Monday, July 20, 2015

A few thoughts on Independence Day



As I write this, Independence Day is right around the corner. It’s my favorite holiday, for a lot of reasons. 

Unlike Christmas and Thanksgiving, which in recent years have morphed into stress-filled nightmares of overindulgence and shopping! shopping! shopping!, the Fourth of July remains true to its origins. 

It’s a laid-back holiday set aside to denote what is best about our country, a time to remember the sacrifices made by our fathers, our grandfathers, our sons and daughters. And despite the fact the freedom we celebrate was predicated on the blood and sinew of countless men and women who gave their lives to defend it, it remains a joyous occasion.

So it’s only right we commemorate the holiday with fireworks.
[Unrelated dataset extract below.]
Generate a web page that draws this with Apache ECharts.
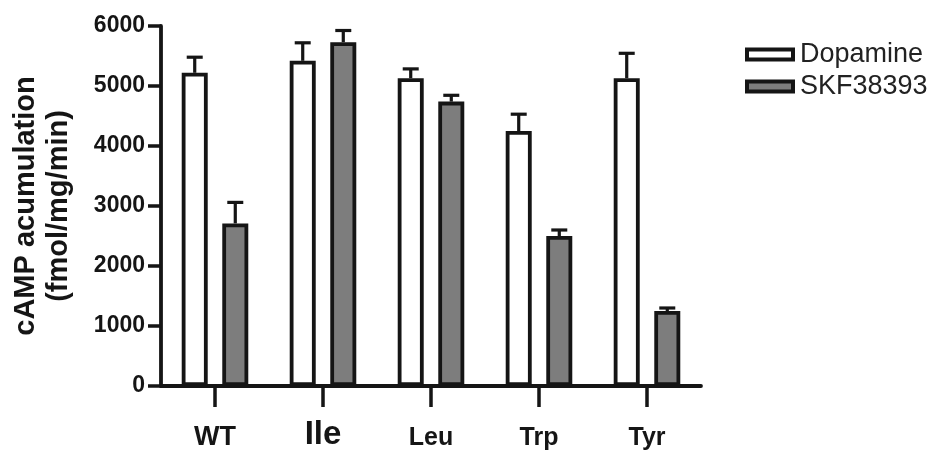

Like America — and Americans — they’re big, vibrant, a little too loud sometimes. But they speak for us. Every incendiary burst flung across the night sky is a declaration of independence, a voice crying out against the tin-pot tyranny of proselytizing despots who don’t understand freedom and never will.

Are there things wrong with this country? Hell, yes! I could go on all day about them.

And that’s the point. I COULD go on all day about everything wrong with the good ol’ U.S. of A. I could criticize Congress and the Senate in print, on the radio, on television. I could burn the flag on the steps of the capitol building (though I wouldn’t). I could stand on a soapbox outside the gates of the White House and use a bullhorn to call the President of the United States an idiot (something else I wouldn’t do, although I reserve the right to, depending on what happens at the polls next November).

This is why I love my country. I don’t just like it, I love it, and I am unashamed of my childlike patriotism.

Even the word “patriotism” undoubtedly sounds naive and simplistic to the political pundits out there. That’s OK; America wasn’t created by political pundits, but by the sort of men and women that will be standing alongside a thousand small town main streets this weekend, placing hands over hearts as the old guys from the VFW go marching past, shoehorned into uniforms that no longer quite fit, yet still looking proud and tough beneath the unfurled sheets of red, white and blue.

These are the people that made this country great. From England, Ireland, France, Asia, Italy, Iraq; all came with a common desire to share in the freedoms we celebrate on July Fourth, to embrace the American Dream.

I count myself blessed to be one of them.